FIG. 3 illustrates the force-path-characteristic of the magnet system illustrated in FIGS. 1 and 2, in which the force P is plotted over the path s, with the magnet system curves being designated by m and the spring assembly curve designated by f. The spring assembly should be so constructed that it is completely symmetrical, whereby the curve f, passes through the zero point exactly in the middle between the rest side R and the working side A. As long as no excitation is produced by means of the coil, the magnet system curve m (θ=0) is applicable. The magnetic force curve thus lies above that of the spring assembly and the magnet system pulls the armature to the rest side R. When the magnet system is energized, the curve m (θ=θan) is applicable. In this case the magnet system curve lies below that of the spring assembly curve f and the armature is drawn to the working side A.
FIG. 4 illustrates a further embodiment of the invention in which the two armature branches 37 and 38 are ferromagnetically coupled over the middle piece 39. In a departure from the preceding examples, the pole pieces 33 and 34 are, in this construction, also respectively coupled to the middle piece 39 over respective narrow, ferromagnetic bars 33a or 34a. The monostable characteristic of the relay here results from the fact that the magnetic resistance of the bars 33a and 34a is, in each case, significantly greater than the magnetic resistance of the middle piece 39. The path of the permanent magnetic flux is therefore, in any given case, significantly more favorable in the one switching position than in the other, whereby the monostable characteristic always exists.

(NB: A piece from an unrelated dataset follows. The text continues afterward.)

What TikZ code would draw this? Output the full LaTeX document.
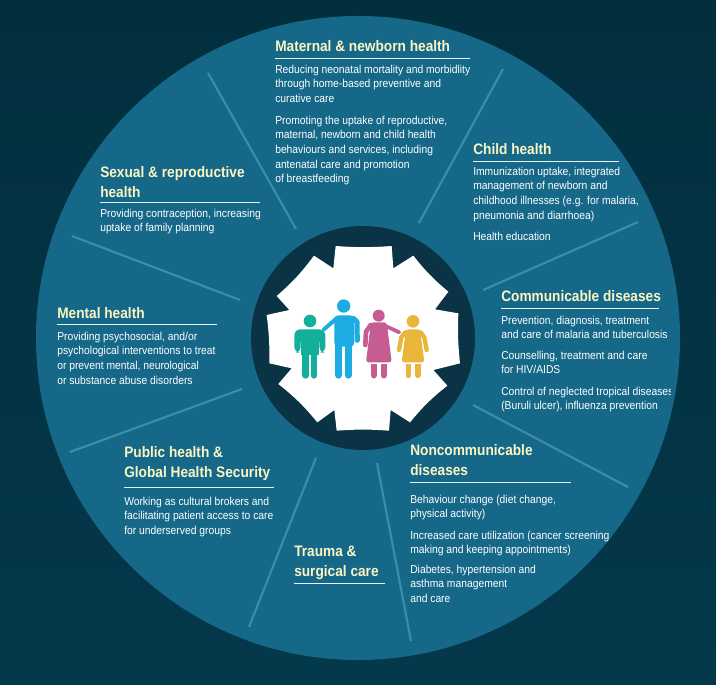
\documentclass[tikz,border=0pt]{standalone}
\usepackage{fontspec}
\setmainfont{Liberation Sans}[FakeStretch=0.9]
\definecolor{darktop}{HTML}{022F3E}
\definecolor{darkbottom}{HTML}{04384B}
\definecolor{discblue}{HTML}{156888}
\definecolor{hubdark}{HTML}{0A3345}
\definecolor{spokeblue}{HTML}{3A8FA8}
\definecolor{headcream}{HTML}{FBF5C4}
\definecolor{boyteal}{HTML}{12B09B}
\definecolor{manblue}{HTML}{1AACE3}
\definecolor{womanpink}{HTML}{C55C92}
\definecolor{girlyellow}{HTML}{E9B53A}
\tikzset{
  heading/.style={anchor=north west,yshift=8.4pt,inner sep=0pt,align=left,text=headcream,font=\fontsize{11.4}{15}\selectfont\bfseries},
  bodytext/.style={anchor=north west,yshift=6.3pt,inner sep=0pt,align=left,text=white,font=\fontsize{8.6}{11}\selectfont},
  headrule/.style={draw=white!88!spokeblue,line width=0.7pt},
  spoke/.style={draw=spokeblue,line width=1.6pt},
  limb/.style={line cap=round,line width=#1*0.25pt}
}

\begin{document}
\begin{tikzpicture}[x=0.75pt,y=-0.75pt]
  \useasboundingbox (0,0) rectangle (716,684);
  \shade[top color=darktop,bottom color=darkbottom] (0,0) rectangle (716,684);
  \fill[discblue] (358,338) circle[radius=322];
  % spokes
  \foreach \ax/\ay/\bx/\by in {208/73/296/229, 503/69/419/223, 638/222/483/290, 628/487/473/405,
    411/641/377/463, 249/627/316/458, 70/452/242/389, 72/236/240/300}
    \draw[spoke] (\ax,\ay)--(\bx,\by);
  % hub
  \fill[hubdark] (363,338) circle[radius=112];
  \begin{scope}[shift={(240,220)},x=0.25pt,y=-0.25pt]
    \fill[white] (287,78) to[bend right=4] (455,78)--(460,145)--(520,107) to[bend right=6] (625,215)--(585,268)--(655,280)
      to[bend right=4] (660,430)--(580,450)--(622,497) to[bend right=6] (510,607)--(452,570)--(447,632)
      to[bend right=4] (290,632)--(283,570)--(232,607) to[bend right=6] (115,492)--(155,445)--(88,430)
      to[bend right=4] (80,285)--(148,270)--(110,228) to[bend right=6] (222,107)--(280,145)--cycle;
    % boy
    \begin{scope}[color=boyteal,fill=boyteal]
      \fill (210,303) circle[radius=19];
      \fill[rounded corners=4pt] (163,398)--(163,328)--(256,328)--(256,398)--(238,398)--(238,350)--(182,350)--(182,398)--cycle;
      \fill (184,335) rectangle (236,405);
      \draw[limb=20] (197,400)--(197,466);
      \draw[limb=20] (222,400)--(222,466);
    \end{scope}
    % man
    \begin{scope}[color=manblue,fill=manblue]
      \fill (311,258) circle[radius=20];
      \fill[rounded corners=3pt] (283,286)--(343,286)--(343,380)--(283,380)--cycle;
      \draw[limb=22] (296,375)--(296,465);
      \draw[limb=22] (325,375)--(325,465);
      \draw[limb=15,line join=round] (340,295)--(351,305)--(352,361);
      \draw[limb=12] (290,295)--(252,328);
    \end{scope}
    % woman
    \begin{scope}[color=womanpink,fill=womanpink]
      \fill (416,287) circle[radius=18];
      \fill[rounded corners=2pt] (393,307)--(440,307)--(455,427)--(378,427)--cycle;
      \fill (392.5,432) rectangle (411.5,450);
      \fill (421.5,432) rectangle (440.5,450);
      \draw[limb=19] (402,450)--(402,466);
      \draw[limb=19] (431,450)--(431,466);
      \draw[limb=14,line join=round] (392,315)--(378,335)--(376,375);
      \draw[limb=11] (437,318)--(478,337);
    \end{scope}
    % girl
    \begin{scope}[color=girlyellow,fill=girlyellow]
      \fill (519,304) circle[radius=19];
      \fill[rounded corners=2pt] (498,328)--(540,328)--(553,427)--(485,427)--cycle;
      \fill (496.5,432) rectangle (513.5,450);
      \fill (524.5,432) rectangle (541.5,450);
      \draw[limb=17] (505,450)--(505,466);
      \draw[limb=17] (533,450)--(533,466);
      \draw[limb=13,line join=round] (496,337)--(484,352)--(477,390);
      \draw[limb=13,line join=round] (542,337)--(553,352)--(560,390);
    \end{scope}
  \end{scope}
  % maternal
  \node[heading] (maternalhead) at (275,51) {Maternal \& newborn health};
  \draw[headrule] (275,58)--(470,58);
  \node[bodytext] (maternalone) at (275,73) {Reducing neonatal mortality and morbidlity\\through home-based preventive and\\curative care};
  \node[bodytext] (maternaltwo) at (275,124) {Promoting the uptake of reproductive,\\maternal, newborn and child health\\behaviours and services, including\\antenatal care and promotion\\of breastfeeding};
  % child
  \node[heading] (childhead) at (473,154) {Child health};
  \draw[headrule] (473,161)--(619,161);
  \node[bodytext] (childone) at (473,175) {Immunization uptake, integrated\\management of newborn and\\childhood illnesses (e.g. for malaria,\\pneumonia and diarrhoea)};
  \node[bodytext] (childtwo) at (473,240) {Health education};
  % communicable
  \node[heading] (commhead) at (501,301) {Communicable diseases};
  \draw[headrule] (501,308)--(659,308);
  \node[bodytext] (commone) at (501,324) {Prevention, diagnosis, treatment\\and care of malaria and tuberculosis};
  \node[bodytext] (commtwo) at (501,359) {Counselling, treatment and care\\for HIV/AIDS};
  \begin{scope}
    \clip (495,380) rectangle (670,420);
    \node[bodytext] (commthree) at (501,395) {Control of neglected tropical diseases\\(Buruli ulcer), influenza prevention};
  \end{scope}
  % noncommunicable
  \node[heading] (ncdhead) at (410,455) {Noncommunicable\\diseases};
  \draw[headrule] (410,482)--(571,482);
  \node[bodytext] (ncdone) at (410,503) {Behaviour change (diet change,\\physical activity)};
  \node[bodytext] (ncdtwo) at (410,539) {Increased care utilization (cancer screening\\making and keeping appointments)};
  \node[bodytext] (ncdthree) at (410,573) {Diabetes, hypertension and\\asthma management\\and care};
  % trauma
  \node[heading] (traumahead) at (294,557) {Trauma \&\\surgical care};
  \draw[headrule] (294,583)--(385,583);
  % public health
  \node[heading] (publichead) at (124,457) {Public health \&\\Global Health Security};
  \draw[headrule] (124,487)--(274,487);
  \node[bodytext] (publicone) at (124,505) {Working as cultural brokers and\\facilitating patient access to care\\for underserved groups};
  % mental
  \node[heading] (mentalhead) at (57,318) {Mental health};
  \draw[headrule] (57,324)--(217,324);
  \node[bodytext] (mentalone) at (57,340) {Providing psychosocial, and/or\\psychological interventions to treat\\or prevent mental, neurological\\or substance abuse disorders};
  % sexual
  \node[heading] (sexualhead) at (100,177) {Sexual \& reproductive\\health};
  \draw[headrule] (100,202)--(260,202);
  \node[bodytext] (sexualone) at (100,217) {Providing contraception, increasing\\uptake of family planning};
\end{tikzpicture}
\end{document}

Although I have described my invention by reference to particular illustrative embodiments, many changes and modifications of the invention may become apparent to those skilled in the art without departing from the spirit and scope of the invention. I therefore intend to include within the patent warranted hereon all such changes and modifications as may reasonably and properly be included within the scope of my contribution to the art.